# Green Mini Twinn on ebay



## vuniw (Mar 23, 2017)

http://www.ebay.com/itm/272585873310?_trksid=p2060353.m1438.l2649&ssPageName=STRK:MEBIDX:IT

Anybody on here selling this bike? I would love to bring this one home but I was hoping to offer a trade.


----------



## Ralphy (Mar 24, 2017)

I have this same bike in mint, original condition.  I thought they were worth more than your asking price. Good luck.


----------



## vuniw (Mar 24, 2017)

Not mine. I am looking for a green one and a blue one. Already have the copper tone


----------



## vincev (Mar 25, 2017)

vuniw said:


> Not mine. I am looking for a green one and a blue one. Already have the copper tone



Coppertone is beautiful.


----------



## vuniw (Mar 25, 2017)

1968 Coppertone Schwinn Mini Twinn



__ vuniw
__ Jul 23, 2014








vincev said:


> Coppertone is beautiful.




I agree!
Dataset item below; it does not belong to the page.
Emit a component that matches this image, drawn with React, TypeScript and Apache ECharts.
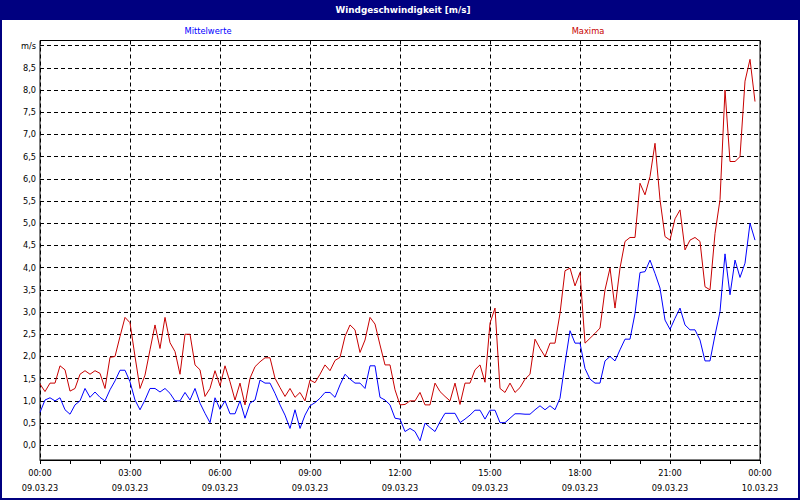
import React, { useEffect, useRef } from "react";
import * as echarts from "echarts";

const TITLE = "Windgeschwindigkeit [m/s]";
const SERIES_NAMES = ["Mittelwerte", "Maxima"];
const DATE_LABELS = ["09.03.23", "10.03.23"];

// 10-minute values, 00:00 .. 23:50
const MEAN: number[] = [
  0.74, 1.02, 1.07, 1.0, 1.07, 0.8, 0.7, 0.91, 1.0, 1.28, 1.08, 1.2,
  1.08, 1.0, 1.25, 1.45, 1.69, 1.69, 1.43, 1.02, 0.8, 1.02, 1.28, 1.28,
  1.2, 1.28, 1.17, 1.0, 1.0, 1.19, 1.02, 1.28, 0.95, 0.72, 0.51, 1.07,
  0.81, 1.0, 0.71, 0.71, 1.0, 0.61, 0.95, 1.02, 1.47, 1.4, 1.4, 1.17,
  0.91, 0.68, 0.38, 0.8, 0.38, 0.68, 0.89, 0.96, 1.06, 1.19, 1.19, 1.08,
  1.36, 1.6, 1.49, 1.4, 1.4, 1.28, 1.79, 1.79, 1.08, 1.02, 0.91, 0.61,
  0.59, 0.31, 0.38, 0.31, 0.1, 0.5, 0.4, 0.31, 0.53, 0.72, 0.72, 0.72,
  0.51, 0.59, 0.68, 0.79, 0.79, 0.59, 0.79, 0.79, 0.51, 0.51, 0.61, 0.71,
  0.71, 0.7, 0.7, 0.8, 0.89, 0.8, 0.89, 0.8, 1.06, 1.85, 2.58, 2.3,
  2.3, 1.73, 1.49, 1.4, 1.4, 1.9, 2.0, 1.9, 2.15, 2.39, 2.39, 2.97,
  3.89, 3.91, 4.17, 3.87, 3.54, 2.82, 2.61, 2.86, 3.09, 2.71, 2.6, 2.6,
  2.37, 1.9, 1.9, 2.48, 3.01, 4.31, 3.39, 4.17, 3.78, 4.1, 5.0, 4.62,
];

const MAX: number[] = [
  1.38, 1.21, 1.4, 1.4, 1.79, 1.7, 1.22, 1.28, 1.6, 1.68, 1.6, 1.68,
  1.62, 1.28, 1.98, 2.0, 2.45, 2.88, 2.76, 2.0, 1.28, 1.58, 2.15, 2.71,
  2.18, 2.88, 2.31, 2.11, 1.6, 2.5, 2.5, 1.81, 1.7, 1.1, 1.28, 1.68,
  1.34, 1.79, 1.43, 1.02, 1.4, 0.91, 1.51, 1.77, 1.88, 1.97, 1.97, 1.51,
  1.3, 1.1, 1.28, 1.08, 1.19, 1.0, 1.47, 1.41, 1.6, 1.81, 1.68, 1.91,
  1.98, 2.45, 2.71, 2.6, 2.09, 2.37, 2.88, 2.73, 2.26, 1.81, 1.81, 1.25,
  0.91, 0.92, 1.0, 1.0, 1.19, 0.91, 0.91, 1.4, 1.21, 1.1, 1.0, 1.4,
  0.92, 1.4, 1.4, 1.7, 1.81, 1.42, 2.75, 3.09, 1.28, 1.19, 1.4, 1.19,
  1.3, 1.49, 1.6, 2.39, 2.18, 2.0, 2.3, 2.3, 2.97, 3.93, 3.99, 3.59,
  3.89, 2.3, 2.41, 2.52, 2.64, 3.5, 3.99, 3.09, 3.99, 4.59, 4.68, 4.68,
  5.9, 5.64, 6.05, 6.8, 5.53, 4.7, 4.62, 5.1, 5.3, 4.4, 4.62, 4.68,
  4.59, 3.57, 3.5, 4.77, 5.53, 8.0, 6.39, 6.39, 6.5, 8.2, 8.69, 7.74,
];

const NAVY = "#000080";
const BLUE = "#0000FF";
const RED = "#C80000";
const FONT = "DejaVu Sans";

export default function App() {
  const ref = useRef<HTMLDivElement>(null);

  useEffect(() => {
    document.body.style.margin = "0";
    const chart = echarts.init(ref.current!, null, { renderer: "svg" });
    const toPts = (arr: number[]) => arr.map((v, i) => [i / 6, v]);
    const option: any = {
      animation: false,
      backgroundColor: "#ffffff",
      textStyle: { fontFamily: FONT },
      grid: [
        { left: 40, width: 720, top: 45.6, height: 399.7, show: false },
        {
          left: 40,
          width: 720,
          top: 40.5,
          height: 419.5,
          show: true,
          borderColor: "#000",
          borderWidth: 1,
          backgroundColor: "transparent",
        },
      ],
      xAxis: [
        { type: "value", gridIndex: 0, min: 0, max: 24, show: false },
        {
          type: "value",
          gridIndex: 1,
          min: 0,
          max: 24,
          interval: 3,
          axisLine: { show: true, lineStyle: { color: "#000", width: 1 } },
          axisTick: { show: true, length: 4, lineStyle: { color: "#000" } },
          minorTick: { show: true, splitNumber: 3, length: 4, lineStyle: { color: "#000" } },
          splitLine: { show: true, lineStyle: { color: "#000", type: [4, 3], width: 1 } },
          axisLabel: {
            margin: 5,
            fontFamily: FONT,
            fontSize: 8.2,
            color: "#000",
            lineHeight: 15,
            formatter: (v: number) => {
              const h = v % 24;
              const hh = (h < 10 ? "0" : "") + h + ":00";
              return hh + "\n" + (v >= 24 ? DATE_LABELS[1] : DATE_LABELS[0]);
            },
          },
        },
      ],
      yAxis: [
        {
          type: "value",
          gridIndex: 0,
          min: 0,
          max: 9,
          interval: 0.5,
          axisLine: { show: false },
          axisTick: { show: false },
          splitLine: { show: true, lineStyle: { color: "#000", type: [4, 3], width: 1 } },
          axisLabel: {
            margin: 4,
            fontFamily: FONT,
            fontSize: 8.2,
            color: "#000",
            formatter: (v: number) => (v === 9 ? "m/s" : v.toFixed(1).replace(".", ",")),
          },
        },
        { type: "value", gridIndex: 1, min: 0, max: 1, show: false },
      ],
      series: [
        {
          name: SERIES_NAMES[1],
          type: "line",
          xAxisIndex: 0,
          yAxisIndex: 0,
          showSymbol: false,
          symbol: "none",
          lineStyle: { color: RED, width: 1 },
          data: toPts(MAX),
        },
        {
          name: SERIES_NAMES[0],
          type: "line",
          xAxisIndex: 0,
          yAxisIndex: 0,
          showSymbol: false,
          symbol: "none",
          lineStyle: { color: BLUE, width: 1 },
          data: toPts(MEAN),
        },
      ],
      graphic: [
        { type: "rect", left: 0, top: 0, shape: { width: 800, height: 20 }, style: { fill: NAVY } },
        { type: "rect", left: 0, top: 0, shape: { width: 2, height: 500 }, style: { fill: NAVY } },
        { type: "rect", left: 798, top: 0, shape: { width: 2, height: 500 }, style: { fill: NAVY } },
        { type: "rect", left: 0, top: 498, shape: { width: 800, height: 2 }, style: { fill: NAVY } },
        {
          type: "text",
          x: 403,
          y: 10,
          style: {
            text: TITLE,
            fill: "#fff",
            font: `bold 8.8px '${FONT}'`,
            align: "center",
            verticalAlign: "middle",
          },
        },
        {
          type: "text",
          x: 208,
          y: 31,
          style: {
            text: SERIES_NAMES[0],
            fill: BLUE,
            font: `8.3px '${FONT}'`,
            align: "center",
            verticalAlign: "middle",
          },
        },
        {
          type: "text",
          x: 588,
          y: 31,
          style: {
            text: SERIES_NAMES[1],
            fill: RED,
            font: `8.3px '${FONT}'`,
            align: "center",
            verticalAlign: "middle",
          },
        },
      ],
    };
    chart.setOption(option);
    return () => chart.dispose();
  }, []);

  return (
    <div
      ref={ref}
      style={{ position: "absolute", left: 0, top: 0, width: 800, height: 500 }}
    />
  );
}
I love my mini twinn


----------



## Hammer (Mar 26, 2017)

About a half an hour from me, if anyone on here buys it I can pick up an ship for you if it would help you bring it home.

Thanks
Aaron


----------



## 56 Vette (Apr 3, 2017)

Nice one, I've got a green and coppertone, both missing the original front seat, but pretty clean. Put duro knobbies and Schwinn Superiors on them with matching mirrors and bells. Made pretty cool riders for my girlfriends daughter and her friends. Someday maybe I'll find a blue one.


----------



## sfhschwinn (Apr 11, 2017)

vuniw said:


> Not mine. I am looking for a green one and a blue one. Already have the copper tone



Asking $1500 OBO plus ship or Ttown copake delivery for free


----------